_Requirements_. Repeat the data that follows, word for word, without the images.
* begin Dataset section *
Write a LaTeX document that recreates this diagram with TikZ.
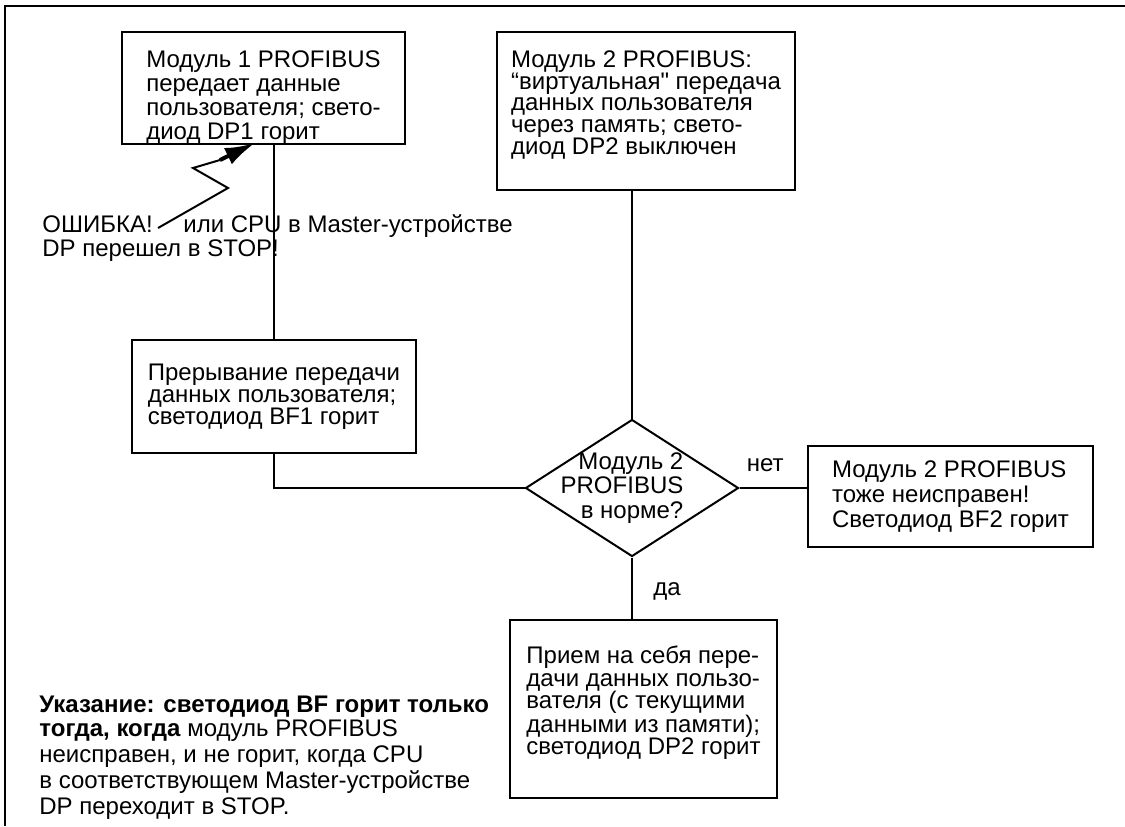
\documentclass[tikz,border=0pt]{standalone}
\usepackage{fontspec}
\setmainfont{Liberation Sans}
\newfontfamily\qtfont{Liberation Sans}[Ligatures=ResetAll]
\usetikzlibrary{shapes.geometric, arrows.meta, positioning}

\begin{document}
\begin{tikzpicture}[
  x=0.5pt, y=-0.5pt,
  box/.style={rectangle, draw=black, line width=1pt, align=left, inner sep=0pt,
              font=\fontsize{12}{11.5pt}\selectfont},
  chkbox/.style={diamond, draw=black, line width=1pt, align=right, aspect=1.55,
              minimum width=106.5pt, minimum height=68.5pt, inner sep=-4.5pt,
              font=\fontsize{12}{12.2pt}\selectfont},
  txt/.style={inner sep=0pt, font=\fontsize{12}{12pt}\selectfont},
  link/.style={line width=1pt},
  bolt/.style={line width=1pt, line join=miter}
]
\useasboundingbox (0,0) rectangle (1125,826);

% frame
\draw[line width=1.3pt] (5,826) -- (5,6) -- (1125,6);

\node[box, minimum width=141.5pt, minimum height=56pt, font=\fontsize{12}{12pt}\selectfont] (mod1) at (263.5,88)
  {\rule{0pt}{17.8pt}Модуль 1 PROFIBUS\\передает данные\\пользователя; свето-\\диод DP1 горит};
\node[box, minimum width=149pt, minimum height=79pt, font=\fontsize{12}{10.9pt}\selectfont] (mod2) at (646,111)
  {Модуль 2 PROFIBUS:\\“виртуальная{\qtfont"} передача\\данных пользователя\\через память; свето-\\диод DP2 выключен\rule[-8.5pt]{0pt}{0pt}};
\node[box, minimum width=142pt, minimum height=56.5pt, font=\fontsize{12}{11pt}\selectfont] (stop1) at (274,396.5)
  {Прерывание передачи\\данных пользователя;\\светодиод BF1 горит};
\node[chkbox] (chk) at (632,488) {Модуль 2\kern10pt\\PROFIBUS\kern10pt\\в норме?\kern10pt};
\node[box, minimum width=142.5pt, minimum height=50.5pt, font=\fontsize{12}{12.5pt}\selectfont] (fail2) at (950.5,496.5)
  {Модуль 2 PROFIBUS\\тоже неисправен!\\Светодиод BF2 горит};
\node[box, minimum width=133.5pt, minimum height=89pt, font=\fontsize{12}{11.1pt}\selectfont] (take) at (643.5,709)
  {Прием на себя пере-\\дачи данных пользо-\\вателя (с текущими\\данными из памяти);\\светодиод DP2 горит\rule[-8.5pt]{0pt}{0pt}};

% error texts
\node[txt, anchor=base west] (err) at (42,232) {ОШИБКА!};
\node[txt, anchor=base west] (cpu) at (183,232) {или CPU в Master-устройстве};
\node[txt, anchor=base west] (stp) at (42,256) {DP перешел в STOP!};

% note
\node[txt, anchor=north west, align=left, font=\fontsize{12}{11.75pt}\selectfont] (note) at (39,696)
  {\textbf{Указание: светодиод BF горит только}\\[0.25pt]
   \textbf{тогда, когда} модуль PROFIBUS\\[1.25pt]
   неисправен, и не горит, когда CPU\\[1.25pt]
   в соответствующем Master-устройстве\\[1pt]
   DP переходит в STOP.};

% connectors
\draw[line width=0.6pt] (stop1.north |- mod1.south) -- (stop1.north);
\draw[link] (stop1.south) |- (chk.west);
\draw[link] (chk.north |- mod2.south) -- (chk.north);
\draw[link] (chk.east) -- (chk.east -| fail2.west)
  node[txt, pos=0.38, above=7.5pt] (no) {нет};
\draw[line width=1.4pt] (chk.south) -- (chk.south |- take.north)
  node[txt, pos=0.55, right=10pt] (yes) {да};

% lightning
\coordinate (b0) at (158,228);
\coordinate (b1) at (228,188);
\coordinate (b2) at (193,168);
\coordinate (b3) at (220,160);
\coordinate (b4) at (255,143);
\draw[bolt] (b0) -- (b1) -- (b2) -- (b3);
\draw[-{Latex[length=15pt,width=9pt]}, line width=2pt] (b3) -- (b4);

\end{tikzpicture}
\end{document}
* end Dataset section *
_Finished task_.
Write a LaTeX document that recreates this diagram with TikZ.
\documentclass[tikz,border=0pt]{standalone}
\usepackage{fontspec}
\setmainfont{Liberation Sans}
\newfontfamily\qtfont{Liberation Sans}[Ligatures=ResetAll]
\usetikzlibrary{shapes.geometric, arrows.meta, positioning}

\begin{document}
\begin{tikzpicture}[
  x=0.5pt, y=-0.5pt,
  box/.style={rectangle, draw=black, line width=1pt, align=left, inner sep=0pt,
              font=\fontsize{12}{11.5pt}\selectfont},
  chkbox/.style={diamond, draw=black, line width=1pt, align=right, aspect=1.55,
              minimum width=106.5pt, minimum height=68.5pt, inner sep=-4.5pt,
              font=\fontsize{12}{12.2pt}\selectfont},
  txt/.style={inner sep=0pt, font=\fontsize{12}{12pt}\selectfont},
  link/.style={line width=1pt},
  bolt/.style={line width=1pt, line join=miter}
]
\useasboundingbox (0,0) rectangle (1125,826);

% frame
\draw[line width=1.3pt] (5,826) -- (5,6) -- (1125,6);

\node[box, minimum width=141.5pt, minimum height=56pt, font=\fontsize{12}{12pt}\selectfont] (mod1) at (263.5,88)
  {\rule{0pt}{17.8pt}Модуль 1 PROFIBUS\\передает данные\\пользователя; свето-\\диод DP1 горит};
\node[box, minimum width=149pt, minimum height=79pt, font=\fontsize{12}{10.9pt}\selectfont] (mod2) at (646,111)
  {Модуль 2 PROFIBUS:\\“виртуальная{\qtfont"} передача\\данных пользователя\\через память; свето-\\диод DP2 выключен\rule[-8.5pt]{0pt}{0pt}};
\node[box, minimum width=142pt, minimum height=56.5pt, font=\fontsize{12}{11pt}\selectfont] (stop1) at (274,396.5)
  {Прерывание передачи\\данных пользователя;\\светодиод BF1 горит};
\node[chkbox] (chk) at (632,488) {Модуль 2\kern10pt\\PROFIBUS\kern10pt\\в норме?\kern10pt};
\node[box, minimum width=142.5pt, minimum height=50.5pt, font=\fontsize{12}{12.5pt}\selectfont] (fail2) at (950.5,496.5)
  {Модуль 2 PROFIBUS\\тоже неисправен!\\Светодиод BF2 горит};
\node[box, minimum width=133.5pt, minimum height=89pt, font=\fontsize{12}{11.1pt}\selectfont] (take) at (643.5,709)
  {Прием на себя пере-\\дачи данных пользо-\\вателя (с текущими\\данными из памяти);\\светодиод DP2 горит\rule[-8.5pt]{0pt}{0pt}};

% error texts
\node[txt, anchor=base west] (err) at (42,232) {ОШИБКА!};
\node[txt, anchor=base west] (cpu) at (183,232) {или CPU в Master-устройстве};
\node[txt, anchor=base west] (stp) at (42,256) {DP перешел в STOP!};

% note
\node[txt, anchor=north west, align=left, font=\fontsize{12}{11.75pt}\selectfont] (note) at (39,696)
  {\textbf{Указание: светодиод BF горит только}\\[0.25pt]
   \textbf{тогда, когда} модуль PROFIBUS\\[1.25pt]
   неисправен, и не горит, когда CPU\\[1.25pt]
   в соответствующем Master-устройстве\\[1pt]
   DP переходит в STOP.};

% connectors
\draw[line width=0.6pt] (stop1.north |- mod1.south) -- (stop1.north);
\draw[link] (stop1.south) |- (chk.west);
\draw[link] (chk.north |- mod2.south) -- (chk.north);
\draw[link] (chk.east) -- (chk.east -| fail2.west)
  node[txt, pos=0.38, above=7.5pt] (no) {нет};
\draw[line width=1.4pt] (chk.south) -- (chk.south |- take.north)
  node[txt, pos=0.55, right=10pt] (yes) {да};

% lightning
\coordinate (b0) at (158,228);
\coordinate (b1) at (228,188);
\coordinate (b2) at (193,168);
\coordinate (b3) at (220,160);
\coordinate (b4) at (255,143);
\draw[bolt] (b0) -- (b1) -- (b2) -- (b3);
\draw[-{Latex[length=15pt,width=9pt]}, line width=2pt] (b3) -- (b4);

\end{tikzpicture}
\end{document}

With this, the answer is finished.